On December 24th, the U.S. Senate confirmed Michael A. Khouri as a Federal Maritime Commissioner.  Khouri brings to the Commission over 35 years of experience in the maritime industry, much of this focused on U.S. inland waterways.

Khouri, a maritime and transportation lawyer with the Louisville, Kentucky-based law firm of Pedley & Gordiner PLLC, was nominated by President Barack Obama on December 1, 2009.  Khouri started his career as a deck hand for a Paducah, KY-based river tow boat agency, Crounse Corporation, and worked his way up to captain.  After graduating law school, he joined American Commercial Lines (ACL), a river transportation specialist, as legal counsel.  He later joined MERS Economy Boat as president and chief operating officer where he had general management responsibilities for the company’s fuel and vessel supply operations on the Mississippi River and Gulf Coast. 

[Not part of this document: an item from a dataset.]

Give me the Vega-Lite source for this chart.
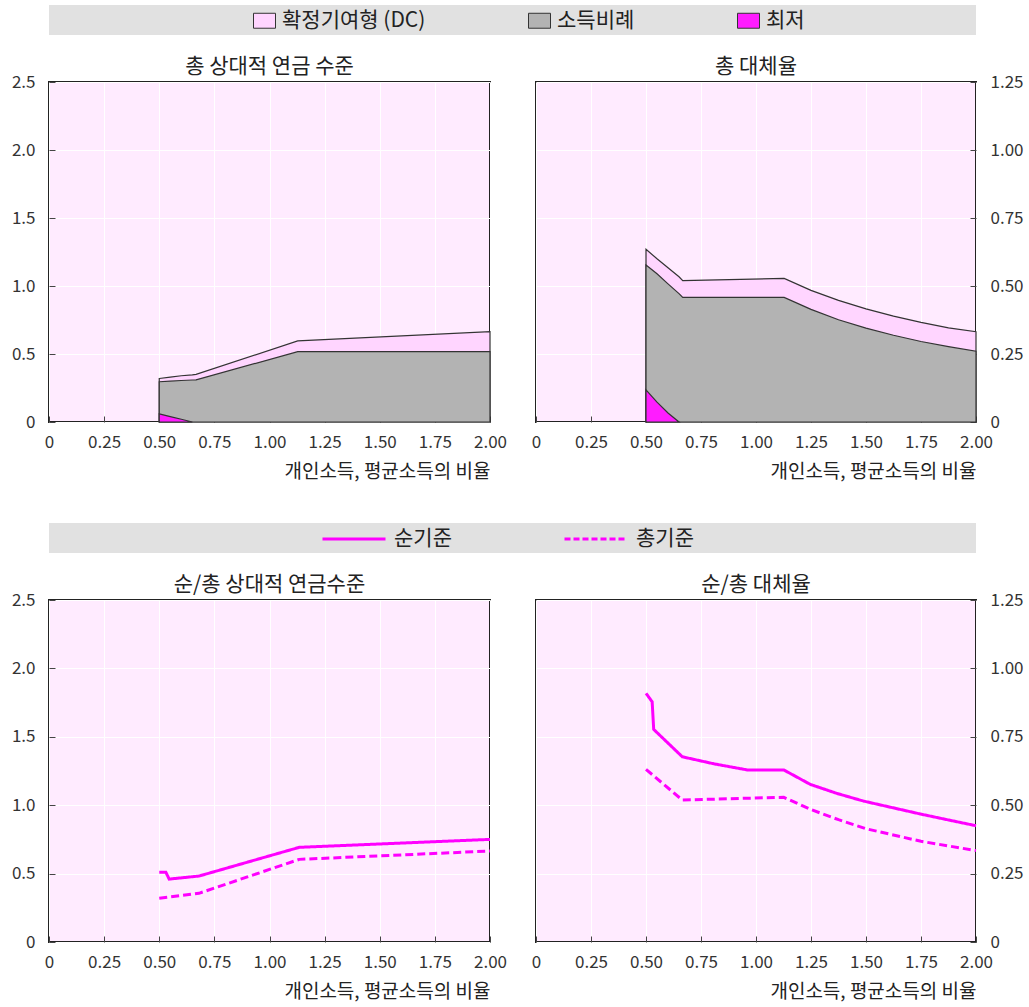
{
  "$schema": "https://vega.github.io/schema/vega-lite/v6.json",
  "padding": {"left": 5, "top": 5, "right": 5, "bottom": 5},
  "background": "#ffffff",
  "datasets": {
    "tl": [
      {"x": 0.5, "total": 0.32, "gray": 0.296, "min": 0.06},
      {"x": 0.55, "total": 0.33, "gray": 0.3, "min": 0.04},
      {"x": 0.6, "total": 0.34, "gray": 0.305, "min": 0.02},
      {"x": 0.65, "total": 0.347, "gray": 0.309, "min": 0},
      {"x": 0.667, "total": 0.35, "gray": 0.31},
      {"x": 1.128, "total": 0.596, "gray": 0.517},
      {"x": 2.0, "total": 0.664, "gray": 0.517}
    ],
    "tr": [
      {"x": 0.5, "total": 0.635, "gray": 0.577, "min": 0.118},
      {"x": 0.55, "total": 0.6, "gray": 0.545, "min": 0.073},
      {"x": 0.6, "total": 0.567, "gray": 0.508, "min": 0.033},
      {"x": 0.65, "total": 0.534, "gray": 0.472, "min": 0},
      {"x": 0.667, "total": 0.52, "gray": 0.458},
      {"x": 1.128, "total": 0.528, "gray": 0.458},
      {"x": 1.25, "total": 0.484, "gray": 0.414},
      {"x": 1.375, "total": 0.447, "gray": 0.376},
      {"x": 1.5, "total": 0.416, "gray": 0.345},
      {"x": 1.625, "total": 0.389, "gray": 0.319},
      {"x": 1.75, "total": 0.366, "gray": 0.296},
      {"x": 1.875, "total": 0.346, "gray": 0.277},
      {"x": 2.0, "total": 0.332, "gray": 0.26}
    ],
    "bl": [
      {"x": 0.5, "basis": "순기준", "value": 0.51},
      {"x": 0.53, "basis": "순기준", "value": 0.51},
      {"x": 0.545, "basis": "순기준", "value": 0.46},
      {"x": 0.68, "basis": "순기준", "value": 0.482},
      {"x": 1.135, "basis": "순기준", "value": 0.692},
      {"x": 2.0, "basis": "순기준", "value": 0.75},
      {"x": 0.5, "basis": "총기준", "value": 0.32},
      {"x": 0.68, "basis": "총기준", "value": 0.356},
      {"x": 1.135, "basis": "총기준", "value": 0.604},
      {"x": 2.0, "basis": "총기준", "value": 0.665}
    ],
    "br": [
      {"x": 0.5, "basis": "순기준", "value": 0.909},
      {"x": 0.528, "basis": "순기준", "value": 0.878},
      {"x": 0.535, "basis": "순기준", "value": 0.777},
      {"x": 0.665, "basis": "순기준", "value": 0.677},
      {"x": 0.81, "basis": "순기준", "value": 0.651},
      {"x": 0.96, "basis": "순기준", "value": 0.629},
      {"x": 1.126, "basis": "순기준", "value": 0.629},
      {"x": 1.247, "basis": "순기준", "value": 0.576},
      {"x": 1.368, "basis": "순기준", "value": 0.543},
      {"x": 1.489, "basis": "순기준", "value": 0.515},
      {"x": 1.746, "basis": "순기준", "value": 0.468},
      {"x": 1.875, "basis": "순기준", "value": 0.446},
      {"x": 2.0, "basis": "순기준", "value": 0.425},
      {"x": 0.5, "basis": "총기준", "value": 0.631},
      {"x": 0.665, "basis": "총기준", "value": 0.519},
      {"x": 1.126, "basis": "총기준", "value": 0.529},
      {"x": 1.25, "basis": "총기준", "value": 0.484},
      {"x": 1.375, "basis": "총기준", "value": 0.447},
      {"x": 1.5, "basis": "총기준", "value": 0.414},
      {"x": 1.75, "basis": "총기준", "value": 0.368},
      {"x": 2.0, "basis": "총기준", "value": 0.334}
    ]
  },
  "spacing": 41,
  "resolve": {"scale": {"x": "independent", "y": "independent", "color": "independent", "strokeDash": "independent"}, "legend": {"color": "independent", "strokeDash": "independent"}},
  "vconcat": [
    {
      "spacing": 20,
      "resolve": {"scale": {"x": "independent", "y": "independent", "color": "independent", "strokeDash": "independent"}, "legend": {"color": "independent", "strokeDash": "independent"}},
      "vconcat": [
        {
          "width": 927,
          "height": 30,
          "view": {"fill": "#e1e1e1", "stroke": null},
          "data": {"values": [{"item": "확정기여형 (DC)"}, {"item": "소득비례"}, {"item": "최저"}]},
          "mark": {"type": "point", "filled": true, "opacity": 0},
          "encoding": {
            "y": {"datum": 0.5, "type": "quantitative", "scale": {"domain": [0, 1]},
              "axis": {"values": [0.5], "labelExpr": "'2.5'", "labelOpacity": 0, "ticks": false, "grid": false, "title": null}},
            "color": {
              "field": "item",
              "type": "nominal",
              "scale": {"domain": ["확정기여형 (DC)", "소득비례", "최저"], "range": ["#ffd5ff", "#b3b3b3", "#ff1cff"]},
              "legend": {
                "orient": "none",
                "legendX": 204,
                "legendY": 4,
                "direction": "horizontal",
                "title": null,
                "symbolType": "M-1,-0.68H1V0.68H-1Z",
                "symbolSize": 484,
                "symbolOpacity": 1,
                "symbolStrokeColor": "#333333",
                "symbolStrokeWidth": 1,
                "labelFontSize": 21,
                "labelColor": "#222222",
                "labelOffset": 6,
                "columnPadding": 100,
                "padding": 0
              }
            }
          }
        },
        {
          "bounds": "flush",
          "spacing": 46,
          "resolve": {"scale": {"x": "independent", "y": "independent"}},
          "hconcat": [
            {
              "width": 441,
              "height": 340,
              "title": {"text": "총 상대적 연금 수준"},
              "view": {"fill": "#ffebff", "stroke": "#222222", "strokeWidth": 2},
              "data": {"name": "tl"},
              "encoding": {
                "x": {
                  "field": "x", "type": "quantitative",
                  "scale": {"domain": [0, 2], "nice": false},
                  "axis": {"values": [0, 0.25, 0.5, 0.75, 1, 1.25, 1.5, 1.75, 2], "labelExpr": "datum.value === 0 ? '0' : format(datum.value, '.2f')", "title": "개인소득, 평균소득의 비율"}
                }
              },
              "layer": [
                {"mark": {"type": "area", "fill": "#ffd5ff", "stroke": "#333333", "strokeWidth": 1.2},
                 "encoding": {"y": {"field": "total", "type": "quantitative", "title": null, "scale": {"domain": [0, 2.5], "nice": false},
                   "axis": {"values": [0, 0.5, 1, 1.5, 2, 2.5], "labelExpr": "datum.value === 0 ? '0' : format(datum.value, '.1f')"}}}},
                {"mark": {"type": "area", "fill": "#b3b3b3", "stroke": "#333333", "strokeWidth": 1.2},
                 "encoding": {"y": {"field": "gray", "type": "quantitative", "title": null,
                   "axis": {"values": [0, 0.5, 1, 1.5, 2, 2.5], "labelExpr": "datum.value === 0 ? '0' : format(datum.value, '.1f')"}}}},
                {"mark": {"type": "area", "fill": "#ff1cff", "stroke": "#333333", "strokeWidth": 1.2},
                 "encoding": {"y": {"field": "min", "type": "quantitative", "title": null,
                   "axis": {"values": [0, 0.5, 1, 1.5, 2, 2.5], "labelExpr": "datum.value === 0 ? '0' : format(datum.value, '.1f')"}}}}
              ]
            },
            {
              "width": 440,
              "height": 340,
              "title": {"text": "총 대체율"},
              "view": {"fill": "#ffebff", "stroke": "#222222", "strokeWidth": 2},
              "data": {"name": "tr"},
              "encoding": {
                "x": {
                  "field": "x", "type": "quantitative",
                  "scale": {"domain": [0, 2], "nice": false},
                  "axis": {"values": [0, 0.25, 0.5, 0.75, 1, 1.25, 1.5, 1.75, 2], "labelExpr": "datum.value === 0 ? '0' : format(datum.value, '.2f')", "title": "개인소득, 평균소득의 비율"}
                }
              },
              "layer": [
                {"mark": {"type": "area", "fill": "#ffd5ff", "stroke": "#333333", "strokeWidth": 1.2},
                 "encoding": {"y": {"field": "total", "type": "quantitative", "title": null, "scale": {"domain": [0, 1.25], "nice": false},
                   "axis": {"orient": "right", "values": [0, 0.25, 0.5, 0.75, 1, 1.25], "labelExpr": "datum.value === 0 ? '0' : format(datum.value, '.2f')"}}}},
                {"mark": {"type": "area", "fill": "#b3b3b3", "stroke": "#333333", "strokeWidth": 1.2},
                 "encoding": {"y": {"field": "gray", "type": "quantitative", "title": null,
                   "axis": {"orient": "right", "values": [0, 0.25, 0.5, 0.75, 1, 1.25], "labelExpr": "datum.value === 0 ? '0' : format(datum.value, '.2f')"}}}},
                {"mark": {"type": "area", "fill": "#ff1cff", "stroke": "#333333", "strokeWidth": 1.2},
                 "encoding": {"y": {"field": "min", "type": "quantitative", "title": null,
                   "axis": {"orient": "right", "values": [0, 0.25, 0.5, 0.75, 1, 1.25], "labelExpr": "datum.value === 0 ? '0' : format(datum.value, '.2f')"}}}}
              ]
            }
          ]
        }
      ]
    },
    {
      "spacing": 20,
      "resolve": {"scale": {"x": "independent", "y": "independent", "color": "independent", "strokeDash": "independent"}, "legend": {"color": "independent", "strokeDash": "independent"}},
      "vconcat": [
        {
          "width": 927,
          "height": 30,
          "view": {"fill": "#e1e1e1", "stroke": null},
          "data": {"values": [{"basis": "순기준"}, {"basis": "총기준"}]},
          "mark": {"type": "point", "color": "#ff00ff", "opacity": 0},
          "encoding": {
            "y": {"datum": 0.5, "type": "quantitative", "scale": {"domain": [0, 1]},
              "axis": {"values": [0.5], "labelExpr": "'2.5'", "labelOpacity": 0, "ticks": false, "grid": false, "title": null}},
            "strokeDash": {
              "field": "basis",
              "type": "nominal",
              "scale": {"domain": ["순기준", "총기준"], "range": [[1, 0], [6, 3]]},
              "legend": {
                "orient": "none",
                "legendX": 293,
                "legendY": 4,
                "direction": "horizontal",
                "title": null,
                "symbolType": "M-3,0H3",
                "symbolSize": 441,
                "symbolOpacity": 1,
                "symbolStrokeColor": "#ff00ff",
                "symbolStrokeWidth": 3,
                "labelFontSize": 21,
                "labelColor": "#222222",
                "labelOffset": 28,
                "columnPadding": 106,
                "padding": 0
              }
            }
          }
        },
        {
          "bounds": "flush",
          "spacing": 46,
          "resolve": {"scale": {"x": "independent", "y": "independent", "strokeDash": "independent"}},
          "hconcat": [
            {
              "width": 441,
              "height": 342,
              "title": {"text": "순/총 상대적 연금수준"},
              "view": {"fill": "#ffebff", "stroke": "#222222", "strokeWidth": 2},
              "data": {"name": "bl"},
              "mark": {"type": "line", "color": "#ff00ff", "strokeWidth": 3},
              "encoding": {
                "x": {
                  "field": "x", "type": "quantitative",
                  "scale": {"domain": [0, 2], "nice": false},
                  "axis": {"values": [0, 0.25, 0.5, 0.75, 1, 1.25, 1.5, 1.75, 2], "labelExpr": "datum.value === 0 ? '0' : format(datum.value, '.2f')", "title": "개인소득, 평균소득의 비율"}
                },
                "y": {"field": "value", "type": "quantitative", "title": null, "scale": {"domain": [0, 2.5], "nice": false},
                  "axis": {"values": [0, 0.5, 1, 1.5, 2, 2.5], "labelExpr": "datum.value === 0 ? '0' : format(datum.value, '.1f')"}},
                "strokeDash": {"field": "basis", "type": "nominal", "scale": {"domain": ["순기준", "총기준"], "range": [[1, 0], [8, 4]]}, "legend": null}
              }
            },
            {
              "width": 440,
              "height": 342,
              "title": {"text": "순/총 대체율"},
              "view": {"fill": "#ffebff", "stroke": "#222222", "strokeWidth": 2},
              "data": {"name": "br"},
              "mark": {"type": "line", "color": "#ff00ff", "strokeWidth": 3},
              "encoding": {
                "x": {
                  "field": "x", "type": "quantitative",
                  "scale": {"domain": [0, 2], "nice": false},
                  "axis": {"values": [0, 0.25, 0.5, 0.75, 1, 1.25, 1.5, 1.75, 2], "labelExpr": "datum.value === 0 ? '0' : format(datum.value, '.2f')", "title": "개인소득, 평균소득의 비율"}
                },
                "y": {"field": "value", "type": "quantitative", "title": null, "scale": {"domain": [0, 1.25], "nice": false},
                  "axis": {"orient": "right", "values": [0, 0.25, 0.5, 0.75, 1, 1.25], "labelExpr": "datum.value === 0 ? '0' : format(datum.value, '.2f')"}},
                "strokeDash": {"field": "basis", "type": "nominal", "scale": {"domain": ["순기준", "총기준"], "range": [[1, 0], [8, 4]]}, "legend": null}
              }
            }
          ]
        }
      ]
    }
  ],
  "config": {
    "font": "Noto Sans CJK KR",
    "view": {"stroke": null},
    "axis": {
      "labelFont": "Noto Sans CJK KR",
      "labelFontSize": 17,
      "labelColor": "#333333",
      "titleFont": "Noto Sans CJK KR",
      "titleFontSize": 19,
      "titleFontWeight": "normal",
      "titleColor": "#222222",
      "grid": true,
      "gridColor": "#ffffff",
      "gridWidth": 1,
      "domain": false,
      "tickColor": "#444444",
      "tickSize": -6,
      "labelFlush": false,
      "titlePadding": 12
    },
    "axisX": {"titleAnchor": "end", "labelPadding": 18},
    "axisY": {"labelPadding": 20},
    "title": {"font": "Noto Sans CJK KR", "fontSize": 21, "fontWeight": "normal", "color": "#222222", "offset": -4},
    "legend": {"labelFont": "Noto Sans CJK KR"}
  }
}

At his confirmation hearing Khouri outlined three areas he intends to focus on as FMC commissioner: the current global recession, regulation of controlled carriers, and preparation for future growth.  Khouri stressed that the Commission must carefully monitor rate activity and reduce non-value added cost burdens to ocean transportation intermediaries when possible.  He also noted that increased capacity of controlled carriers in some trade lanes is cause for concern.  Lastly, Khouri spoke of the FMC’s role in guiding future growth and assisting in preparation for trade volume increases. 

With the appointment of Khouri, the five-seat Commission is almost back at full-capacity.  There remains now only one empty seat on the five-member commission.  Khouri will be joining current commissioners Chairman Richard Lidinsky of Maryland, appointed by President Obama in 2009, Commissioner Joseph Brennan, a former Governor of Maine, originally appointed by President Bill Clinton in 1999, and Commissioner Rebecca Dye of North Carolina, appointed by President George W. Bush in 2002.  Khouri’s term expires June 2011.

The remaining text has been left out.